**Written exercise**
Retype each line exactly. Skip images.

**Material provided**
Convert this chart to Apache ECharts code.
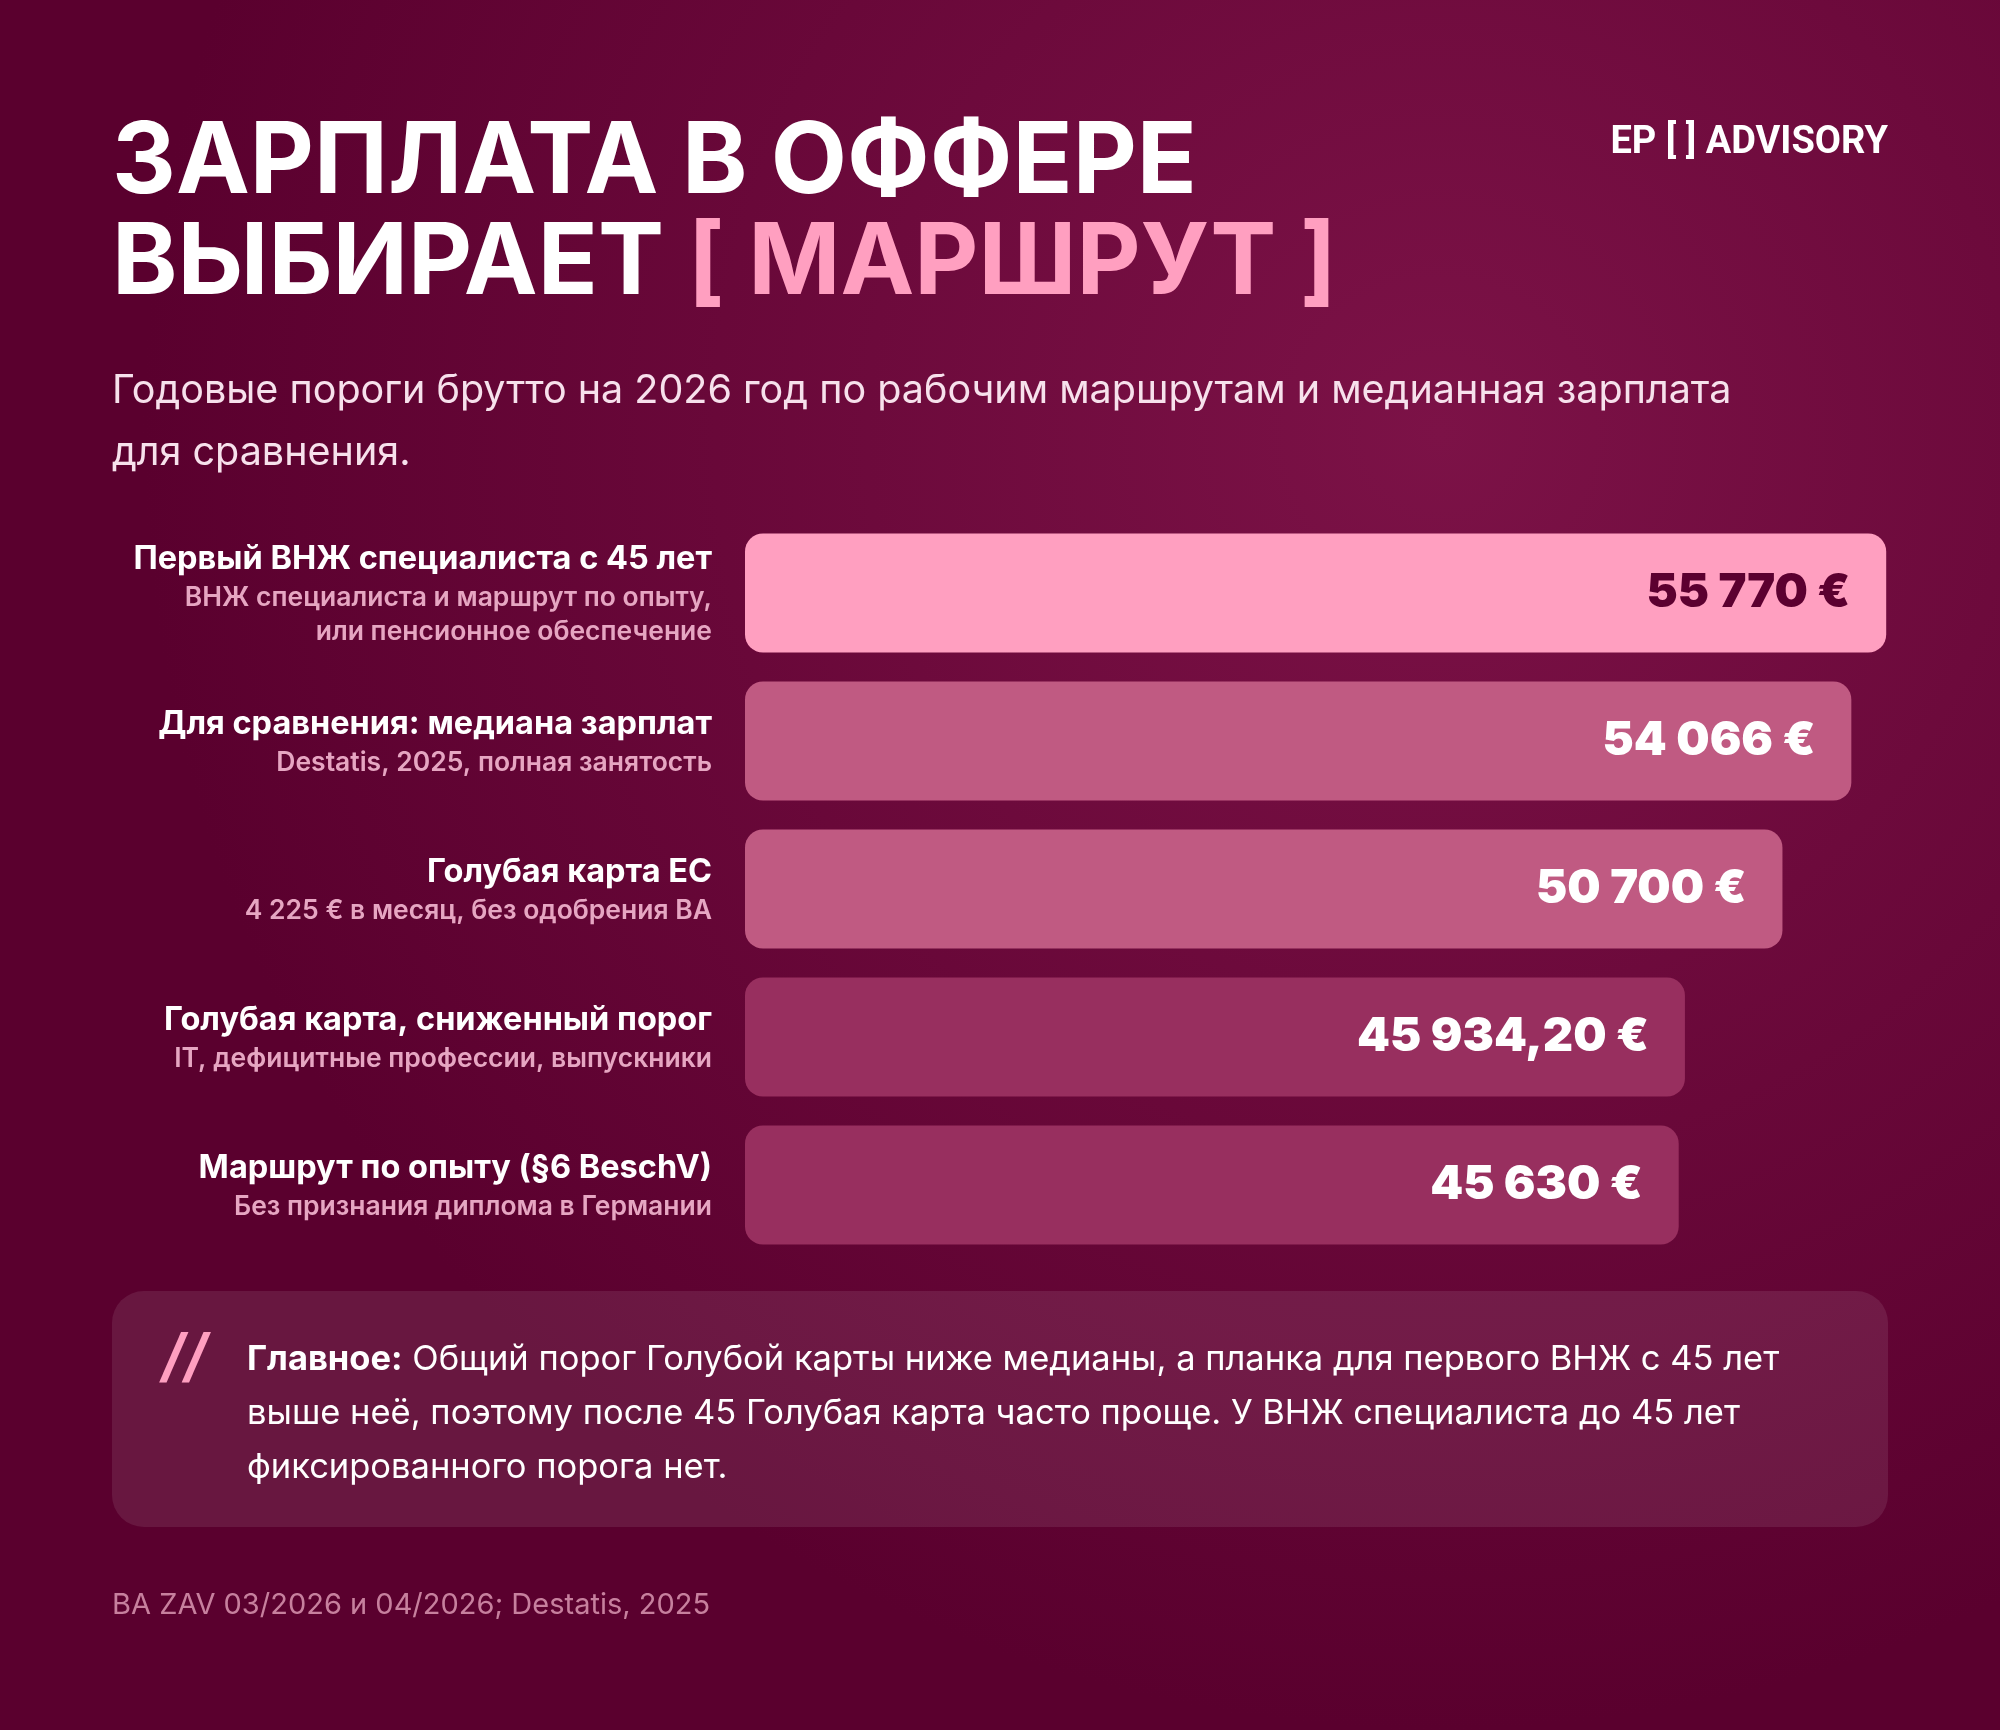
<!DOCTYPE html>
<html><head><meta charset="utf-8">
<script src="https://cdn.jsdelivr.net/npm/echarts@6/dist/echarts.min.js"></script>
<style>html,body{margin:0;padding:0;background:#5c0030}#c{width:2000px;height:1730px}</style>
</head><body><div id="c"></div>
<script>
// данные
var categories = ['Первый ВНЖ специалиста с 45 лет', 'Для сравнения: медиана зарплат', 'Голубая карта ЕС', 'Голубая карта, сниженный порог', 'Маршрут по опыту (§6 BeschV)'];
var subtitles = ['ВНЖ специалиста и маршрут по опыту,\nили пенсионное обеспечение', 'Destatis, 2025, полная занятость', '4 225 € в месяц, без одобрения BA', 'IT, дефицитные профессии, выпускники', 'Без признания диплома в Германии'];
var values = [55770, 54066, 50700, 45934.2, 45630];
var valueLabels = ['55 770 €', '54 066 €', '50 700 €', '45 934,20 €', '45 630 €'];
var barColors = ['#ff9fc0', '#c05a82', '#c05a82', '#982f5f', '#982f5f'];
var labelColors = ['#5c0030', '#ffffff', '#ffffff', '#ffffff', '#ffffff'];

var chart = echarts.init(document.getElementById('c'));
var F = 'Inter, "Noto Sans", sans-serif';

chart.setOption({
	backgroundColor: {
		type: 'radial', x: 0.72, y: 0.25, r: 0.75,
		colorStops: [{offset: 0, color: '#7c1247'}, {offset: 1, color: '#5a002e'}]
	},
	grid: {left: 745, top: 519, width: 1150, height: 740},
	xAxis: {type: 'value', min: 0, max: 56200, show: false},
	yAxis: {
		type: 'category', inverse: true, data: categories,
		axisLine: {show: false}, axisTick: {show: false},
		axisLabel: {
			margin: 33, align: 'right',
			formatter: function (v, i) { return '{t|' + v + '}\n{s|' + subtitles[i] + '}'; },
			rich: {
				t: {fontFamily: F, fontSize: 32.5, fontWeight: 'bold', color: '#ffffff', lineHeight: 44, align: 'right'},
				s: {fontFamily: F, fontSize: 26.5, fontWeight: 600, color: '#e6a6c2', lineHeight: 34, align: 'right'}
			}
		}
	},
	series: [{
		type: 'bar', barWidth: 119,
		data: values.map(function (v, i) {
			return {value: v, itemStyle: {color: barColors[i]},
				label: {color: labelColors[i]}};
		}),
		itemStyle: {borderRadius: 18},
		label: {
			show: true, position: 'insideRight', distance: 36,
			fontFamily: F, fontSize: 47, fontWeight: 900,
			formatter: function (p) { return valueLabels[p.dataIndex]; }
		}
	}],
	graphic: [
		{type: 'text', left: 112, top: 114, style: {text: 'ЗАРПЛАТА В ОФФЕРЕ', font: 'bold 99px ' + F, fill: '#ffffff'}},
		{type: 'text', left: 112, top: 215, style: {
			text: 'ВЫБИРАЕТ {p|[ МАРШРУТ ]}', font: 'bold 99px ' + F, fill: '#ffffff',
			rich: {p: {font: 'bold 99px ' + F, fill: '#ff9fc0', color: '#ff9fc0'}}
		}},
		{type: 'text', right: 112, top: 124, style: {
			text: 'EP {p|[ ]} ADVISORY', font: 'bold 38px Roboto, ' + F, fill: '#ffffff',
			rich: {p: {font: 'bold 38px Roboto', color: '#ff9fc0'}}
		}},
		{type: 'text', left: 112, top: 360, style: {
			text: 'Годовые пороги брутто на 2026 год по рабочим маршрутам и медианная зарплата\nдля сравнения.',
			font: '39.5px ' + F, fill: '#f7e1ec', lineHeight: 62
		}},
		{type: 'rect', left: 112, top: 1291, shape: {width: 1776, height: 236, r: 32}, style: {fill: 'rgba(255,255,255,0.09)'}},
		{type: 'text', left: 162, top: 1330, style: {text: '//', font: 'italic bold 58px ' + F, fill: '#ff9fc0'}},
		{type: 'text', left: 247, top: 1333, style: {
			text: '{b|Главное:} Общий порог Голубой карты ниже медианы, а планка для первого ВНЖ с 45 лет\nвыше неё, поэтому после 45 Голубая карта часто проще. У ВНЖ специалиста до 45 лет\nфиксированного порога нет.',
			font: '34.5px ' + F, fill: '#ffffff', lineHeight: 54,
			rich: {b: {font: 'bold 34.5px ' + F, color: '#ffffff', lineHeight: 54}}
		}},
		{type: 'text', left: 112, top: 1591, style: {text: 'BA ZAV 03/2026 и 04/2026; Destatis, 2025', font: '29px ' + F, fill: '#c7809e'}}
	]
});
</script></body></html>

**Finished answer**
Convert this chart to Apache ECharts code.
<!DOCTYPE html>
<html><head><meta charset="utf-8">
<script src="https://cdn.jsdelivr.net/npm/echarts@6/dist/echarts.min.js"></script>
<style>html,body{margin:0;padding:0;background:#5c0030}#c{width:2000px;height:1730px}</style>
</head><body><div id="c"></div>
<script>
// данные
var categories = ['Первый ВНЖ специалиста с 45 лет', 'Для сравнения: медиана зарплат', 'Голубая карта ЕС', 'Голубая карта, сниженный порог', 'Маршрут по опыту (§6 BeschV)'];
var subtitles = ['ВНЖ специалиста и маршрут по опыту,\nили пенсионное обеспечение', 'Destatis, 2025, полная занятость', '4 225 € в месяц, без одобрения BA', 'IT, дефицитные профессии, выпускники', 'Без признания диплома в Германии'];
var values = [55770, 54066, 50700, 45934.2, 45630];
var valueLabels = ['55 770 €', '54 066 €', '50 700 €', '45 934,20 €', '45 630 €'];
var barColors = ['#ff9fc0', '#c05a82', '#c05a82', '#982f5f', '#982f5f'];
var labelColors = ['#5c0030', '#ffffff', '#ffffff', '#ffffff', '#ffffff'];

var chart = echarts.init(document.getElementById('c'));
var F = 'Inter, "Noto Sans", sans-serif';

chart.setOption({
	backgroundColor: {
		type: 'radial', x: 0.72, y: 0.25, r: 0.75,
		colorStops: [{offset: 0, color: '#7c1247'}, {offset: 1, color: '#5a002e'}]
	},
	grid: {left: 745, top: 519, width: 1150, height: 740},
	xAxis: {type: 'value', min: 0, max: 56200, show: false},
	yAxis: {
		type: 'category', inverse: true, data: categories,
		axisLine: {show: false}, axisTick: {show: false},
		axisLabel: {
			margin: 33, align: 'right',
			formatter: function (v, i) { return '{t|' + v + '}\n{s|' + subtitles[i] + '}'; },
			rich: {
				t: {fontFamily: F, fontSize: 32.5, fontWeight: 'bold', color: '#ffffff', lineHeight: 44, align: 'right'},
				s: {fontFamily: F, fontSize: 26.5, fontWeight: 600, color: '#e6a6c2', lineHeight: 34, align: 'right'}
			}
		}
	},
	series: [{
		type: 'bar', barWidth: 119,
		data: values.map(function (v, i) {
			return {value: v, itemStyle: {color: barColors[i]},
				label: {color: labelColors[i]}};
		}),
		itemStyle: {borderRadius: 18},
		label: {
			show: true, position: 'insideRight', distance: 36,
			fontFamily: F, fontSize: 47, fontWeight: 900,
			formatter: function (p) { return valueLabels[p.dataIndex]; }
		}
	}],
	graphic: [
		{type: 'text', left: 112, top: 114, style: {text: 'ЗАРПЛАТА В ОФФЕРЕ', font: 'bold 99px ' + F, fill: '#ffffff'}},
		{type: 'text', left: 112, top: 215, style: {
			text: 'ВЫБИРАЕТ {p|[ МАРШРУТ ]}', font: 'bold 99px ' + F, fill: '#ffffff',
			rich: {p: {font: 'bold 99px ' + F, fill: '#ff9fc0', color: '#ff9fc0'}}
		}},
		{type: 'text', right: 112, top: 124, style: {
			text: 'EP {p|[ ]} ADVISORY', font: 'bold 38px Roboto, ' + F, fill: '#ffffff',
			rich: {p: {font: 'bold 38px Roboto', color: '#ff9fc0'}}
		}},
		{type: 'text', left: 112, top: 360, style: {
			text: 'Годовые пороги брутто на 2026 год по рабочим маршрутам и медианная зарплата\nдля сравнения.',
			font: '39.5px ' + F, fill: '#f7e1ec', lineHeight: 62
		}},
		{type: 'rect', left: 112, top: 1291, shape: {width: 1776, height: 236, r: 32}, style: {fill: 'rgba(255,255,255,0.09)'}},
		{type: 'text', left: 162, top: 1330, style: {text: '//', font: 'italic bold 58px ' + F, fill: '#ff9fc0'}},
		{type: 'text', left: 247, top: 1333, style: {
			text: '{b|Главное:} Общий порог Голубой карты ниже медианы, а планка для первого ВНЖ с 45 лет\nвыше неё, поэтому после 45 Голубая карта часто проще. У ВНЖ специалиста до 45 лет\nфиксированного порога нет.',
			font: '34.5px ' + F, fill: '#ffffff', lineHeight: 54,
			rich: {b: {font: 'bold 34.5px ' + F, color: '#ffffff', lineHeight: 54}}
		}},
		{type: 'text', left: 112, top: 1591, style: {text: 'BA ZAV 03/2026 и 04/2026; Destatis, 2025', font: '29px ' + F, fill: '#c7809e'}}
	]
});
</script></body></html>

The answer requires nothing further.